As Mike’s piece confirms, this doesn’t mean there’ll be no activity going on with the county panels between now and mid-September. Players involved at county level will continue to be monitored and assessed on an ongoing basis but the county squads won’t have any collective training until they’re officially allowed to do so in the middle of September.
That certainly isn’t what’s going on right now in other counties and it’s difficult to know if the crackdown the GAA announced last week will have any impact in practice. Will clubs blow the whistle on their own county teams and all that this might entail? Maybe they will but I wouldn’t bet on it.

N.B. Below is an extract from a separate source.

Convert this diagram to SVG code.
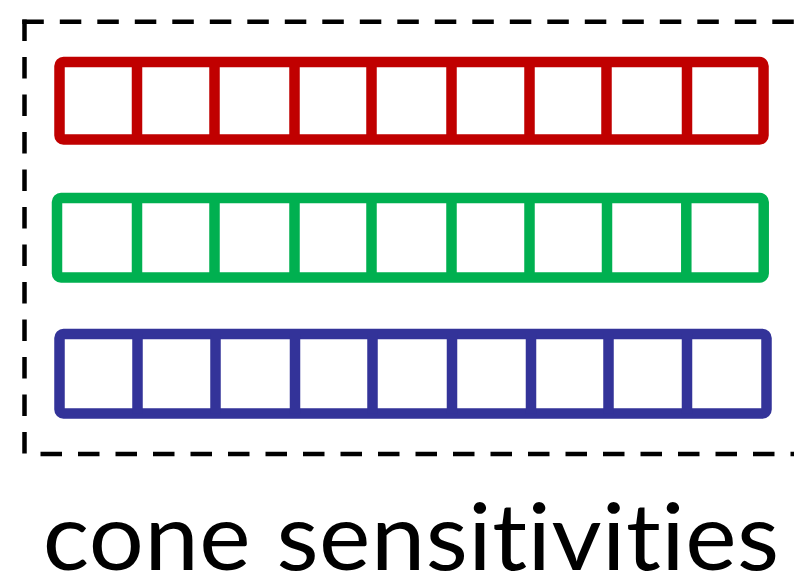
<svg xmlns="http://www.w3.org/2000/svg" width="794" height="576" viewBox="0 0 794 576">
<style>
.dash{fill:none;stroke:#000;stroke-width:4.5;stroke-dasharray:21.5 16}
.row{fill:none;stroke-width:10.5;stroke-linejoin:round}
.red{stroke:#C00000}
.green{stroke:#00B050}
.blue{stroke:#333399}
.label{font-family:Lato,"Liberation Sans",sans-serif;font-size:94px;fill:#000;letter-spacing:0.5px;font-variant-ligatures:none;font-feature-settings:"liga" 0,"clig" 0,"dlig" 0,"calt" 0}
</style>
<rect width="794" height="576" fill="#fff"/>
<g id="frame">
<line class="dash" x1="22.3" y1="21.8" x2="800" y2="21.8"/>
<line class="dash" x1="24.5" y1="19.6" x2="24.5" y2="456"/>
<line class="dash" x1="24.5" y1="454" x2="800" y2="454" stroke-dashoffset="21.5"/>
</g>
<g id="red-row">
<rect class="row red" x="59.5" y="62" width="704" height="77.5" rx="4"/>
<path class="row red" d="M137,62V139.5M214.5,62V139.5M294.5,62V139.5M371.5,62V139.5M451.5,62V139.5M529.5,62V139.5M606.5,62V139.5M687,62V139.5"/>
</g>
<g id="green-row">
<rect class="row green" x="57" y="198" width="706.7" height="79.5" rx="4"/>
<path class="row green" d="M137,198V277.5M214.5,198V277.5M294.5,198V277.5M371.5,198V277.5M451.5,198V277.5M529.5,198V277.5M607,198V277.5M686.3,198V277.5"/>
</g>
<g id="blue-row">
<rect class="row blue" x="59.5" y="334" width="707" height="79.5" rx="4"/>
<path class="row blue" d="M137.5,334V413.5M215.5,334V413.5M295,334V413.5M372.5,334V413.5M452,334V413.5M531,334V413.5M608.5,334V413.5M687,334V413.5"/>
</g>
<text class="label" x="42.7" y="569.5" textLength="737" lengthAdjust="spacingAndGlyphs">cone sensitivities</text>
</svg>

For our part, it’s definitely right and proper that Mayo GAA is showing leadership on this contentious issue. Clubs deserve to get top priority at this point in time as the on-field activity resumes. By working together county and club management teams can help to ease players back into action in a more structured way.
Assuming this arrangement holds over the coming weeks, it should result in a more harmonious relationship between county and club management teams. Given all the skin and hair flying on this issue all over the country right now that certainly won’t be the case in every county.
You’d never know, the approach we’re reportedly taking right now might work to the county’s favour later in the year. It could well mean that our county squads are better prepared for action and are raring to go once collective training at county level resumes in mid-September.